Task objective — Check every line below for the string "this", and copy the lines that contain it.

--- begin Data provided ---

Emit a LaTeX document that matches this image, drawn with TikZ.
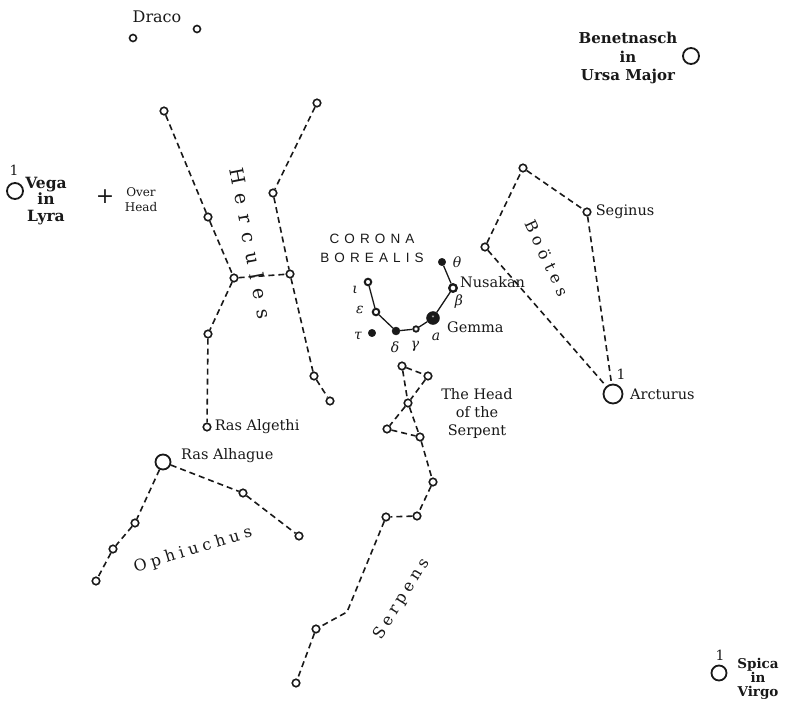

--- end Data provided ---
--- begin Data provided ---

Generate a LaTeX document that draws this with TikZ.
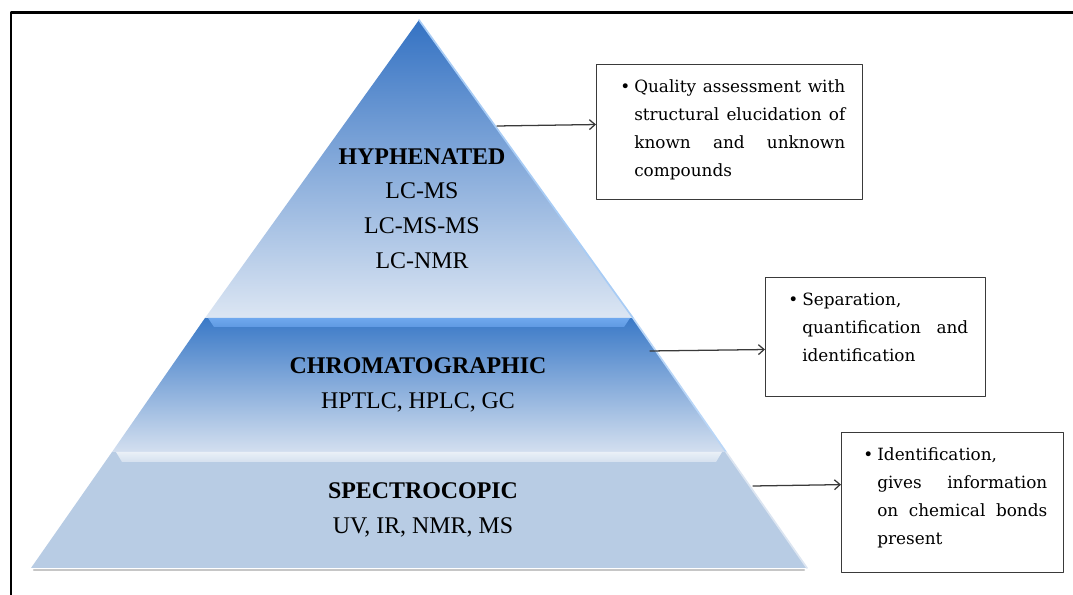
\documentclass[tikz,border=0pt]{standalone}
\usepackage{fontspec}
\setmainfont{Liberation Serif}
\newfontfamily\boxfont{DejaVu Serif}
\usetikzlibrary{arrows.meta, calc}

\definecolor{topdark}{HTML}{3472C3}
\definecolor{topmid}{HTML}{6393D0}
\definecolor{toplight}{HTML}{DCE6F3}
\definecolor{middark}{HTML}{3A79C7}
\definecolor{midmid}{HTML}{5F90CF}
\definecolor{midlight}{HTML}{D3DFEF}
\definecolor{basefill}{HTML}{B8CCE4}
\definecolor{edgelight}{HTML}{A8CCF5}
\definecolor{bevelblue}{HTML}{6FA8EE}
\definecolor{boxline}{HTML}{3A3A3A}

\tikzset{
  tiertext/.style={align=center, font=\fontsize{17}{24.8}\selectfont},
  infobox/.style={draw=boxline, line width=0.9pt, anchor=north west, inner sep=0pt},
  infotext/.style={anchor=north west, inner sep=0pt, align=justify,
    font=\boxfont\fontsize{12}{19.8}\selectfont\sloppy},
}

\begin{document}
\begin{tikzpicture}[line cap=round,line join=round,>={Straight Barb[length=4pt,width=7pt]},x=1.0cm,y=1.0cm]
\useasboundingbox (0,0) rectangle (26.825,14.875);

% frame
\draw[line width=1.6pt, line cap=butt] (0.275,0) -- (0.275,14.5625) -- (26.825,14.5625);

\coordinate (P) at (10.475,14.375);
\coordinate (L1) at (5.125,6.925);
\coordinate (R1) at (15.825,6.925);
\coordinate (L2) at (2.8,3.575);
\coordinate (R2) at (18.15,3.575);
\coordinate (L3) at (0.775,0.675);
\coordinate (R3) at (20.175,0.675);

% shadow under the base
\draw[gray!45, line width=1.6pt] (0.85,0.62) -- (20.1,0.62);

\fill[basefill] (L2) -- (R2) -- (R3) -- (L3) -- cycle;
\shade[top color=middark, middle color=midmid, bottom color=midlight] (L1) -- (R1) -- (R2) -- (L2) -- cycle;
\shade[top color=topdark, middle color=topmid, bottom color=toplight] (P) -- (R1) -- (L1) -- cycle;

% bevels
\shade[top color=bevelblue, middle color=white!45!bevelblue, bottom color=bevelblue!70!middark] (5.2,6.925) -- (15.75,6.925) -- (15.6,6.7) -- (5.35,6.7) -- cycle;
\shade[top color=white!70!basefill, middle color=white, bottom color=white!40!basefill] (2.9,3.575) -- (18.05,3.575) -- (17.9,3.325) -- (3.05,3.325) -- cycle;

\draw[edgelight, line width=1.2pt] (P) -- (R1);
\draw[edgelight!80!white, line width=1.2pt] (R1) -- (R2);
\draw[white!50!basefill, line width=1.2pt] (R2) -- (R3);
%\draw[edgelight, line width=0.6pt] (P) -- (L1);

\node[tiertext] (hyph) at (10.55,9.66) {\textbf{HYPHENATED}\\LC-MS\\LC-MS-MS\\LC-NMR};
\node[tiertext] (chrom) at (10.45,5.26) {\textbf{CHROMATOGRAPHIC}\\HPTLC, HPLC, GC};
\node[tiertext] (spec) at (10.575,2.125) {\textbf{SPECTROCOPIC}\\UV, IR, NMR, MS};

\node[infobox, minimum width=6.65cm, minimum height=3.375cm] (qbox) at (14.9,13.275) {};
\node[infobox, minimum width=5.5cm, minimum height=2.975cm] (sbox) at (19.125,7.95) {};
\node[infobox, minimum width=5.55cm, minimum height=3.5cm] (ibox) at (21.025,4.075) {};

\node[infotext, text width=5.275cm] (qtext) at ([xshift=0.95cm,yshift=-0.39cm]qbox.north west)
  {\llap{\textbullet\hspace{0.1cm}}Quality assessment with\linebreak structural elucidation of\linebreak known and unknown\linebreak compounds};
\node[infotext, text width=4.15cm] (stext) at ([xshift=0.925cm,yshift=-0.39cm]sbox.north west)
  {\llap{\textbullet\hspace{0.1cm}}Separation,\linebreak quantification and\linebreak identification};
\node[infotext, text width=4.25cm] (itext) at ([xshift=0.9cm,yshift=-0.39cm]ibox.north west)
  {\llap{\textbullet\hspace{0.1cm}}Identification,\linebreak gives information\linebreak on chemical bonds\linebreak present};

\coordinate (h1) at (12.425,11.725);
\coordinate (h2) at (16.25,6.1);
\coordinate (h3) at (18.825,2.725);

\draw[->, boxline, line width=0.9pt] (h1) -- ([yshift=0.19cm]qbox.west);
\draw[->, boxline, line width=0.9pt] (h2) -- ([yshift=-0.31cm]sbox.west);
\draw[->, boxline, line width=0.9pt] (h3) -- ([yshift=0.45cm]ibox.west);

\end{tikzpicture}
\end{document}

--- end Data provided ---
--- begin Data provided ---

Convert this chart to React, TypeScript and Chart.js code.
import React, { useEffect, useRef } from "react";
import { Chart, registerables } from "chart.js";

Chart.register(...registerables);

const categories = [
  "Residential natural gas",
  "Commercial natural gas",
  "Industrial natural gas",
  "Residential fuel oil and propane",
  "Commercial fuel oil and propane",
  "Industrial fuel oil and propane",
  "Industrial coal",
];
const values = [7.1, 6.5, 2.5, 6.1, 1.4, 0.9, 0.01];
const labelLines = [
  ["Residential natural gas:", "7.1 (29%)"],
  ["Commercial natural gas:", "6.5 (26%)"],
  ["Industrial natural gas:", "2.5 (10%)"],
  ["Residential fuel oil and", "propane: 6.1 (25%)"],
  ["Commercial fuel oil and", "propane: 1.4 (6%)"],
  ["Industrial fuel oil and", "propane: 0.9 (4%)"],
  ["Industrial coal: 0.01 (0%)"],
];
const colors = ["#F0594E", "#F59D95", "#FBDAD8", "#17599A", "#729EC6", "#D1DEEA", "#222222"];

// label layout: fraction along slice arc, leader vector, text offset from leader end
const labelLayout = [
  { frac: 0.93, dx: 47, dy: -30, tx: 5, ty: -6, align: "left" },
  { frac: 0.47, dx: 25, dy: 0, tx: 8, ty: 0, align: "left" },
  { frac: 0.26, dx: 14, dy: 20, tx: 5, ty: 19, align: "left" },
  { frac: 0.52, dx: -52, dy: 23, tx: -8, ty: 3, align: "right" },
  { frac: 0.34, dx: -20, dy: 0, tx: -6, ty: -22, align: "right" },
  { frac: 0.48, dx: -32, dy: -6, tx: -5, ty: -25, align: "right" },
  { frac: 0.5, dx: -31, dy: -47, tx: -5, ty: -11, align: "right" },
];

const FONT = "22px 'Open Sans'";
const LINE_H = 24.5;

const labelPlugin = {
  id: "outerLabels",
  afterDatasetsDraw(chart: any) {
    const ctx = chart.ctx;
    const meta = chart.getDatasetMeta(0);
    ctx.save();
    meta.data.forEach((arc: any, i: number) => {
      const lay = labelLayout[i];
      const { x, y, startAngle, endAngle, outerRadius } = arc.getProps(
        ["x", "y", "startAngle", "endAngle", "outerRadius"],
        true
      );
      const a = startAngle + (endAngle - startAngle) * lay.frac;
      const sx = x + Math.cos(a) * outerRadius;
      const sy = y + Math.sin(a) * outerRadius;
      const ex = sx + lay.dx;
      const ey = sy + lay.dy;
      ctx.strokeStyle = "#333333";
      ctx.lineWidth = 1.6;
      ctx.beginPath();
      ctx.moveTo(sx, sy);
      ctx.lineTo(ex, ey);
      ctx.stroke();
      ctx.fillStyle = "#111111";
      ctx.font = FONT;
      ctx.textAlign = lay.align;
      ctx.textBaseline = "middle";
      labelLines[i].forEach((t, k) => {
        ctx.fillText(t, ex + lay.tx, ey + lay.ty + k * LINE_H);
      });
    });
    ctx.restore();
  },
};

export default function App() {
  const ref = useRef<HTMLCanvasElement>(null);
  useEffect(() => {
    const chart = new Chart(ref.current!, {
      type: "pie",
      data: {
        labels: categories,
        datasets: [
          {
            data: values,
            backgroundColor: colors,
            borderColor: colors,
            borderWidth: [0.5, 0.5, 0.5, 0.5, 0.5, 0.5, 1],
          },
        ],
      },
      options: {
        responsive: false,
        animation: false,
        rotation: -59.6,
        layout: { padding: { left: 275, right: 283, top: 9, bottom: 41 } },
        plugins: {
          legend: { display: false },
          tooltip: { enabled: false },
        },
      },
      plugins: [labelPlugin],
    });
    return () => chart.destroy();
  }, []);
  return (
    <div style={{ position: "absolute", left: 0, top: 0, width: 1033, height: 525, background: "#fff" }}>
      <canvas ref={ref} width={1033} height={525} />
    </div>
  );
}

--- end Data provided ---

Full answer —
Emit a LaTeX document that matches this image, drawn with TikZ.
Generate a LaTeX document that draws this with TikZ.
Convert this chart to React, TypeScript and Chart.js code.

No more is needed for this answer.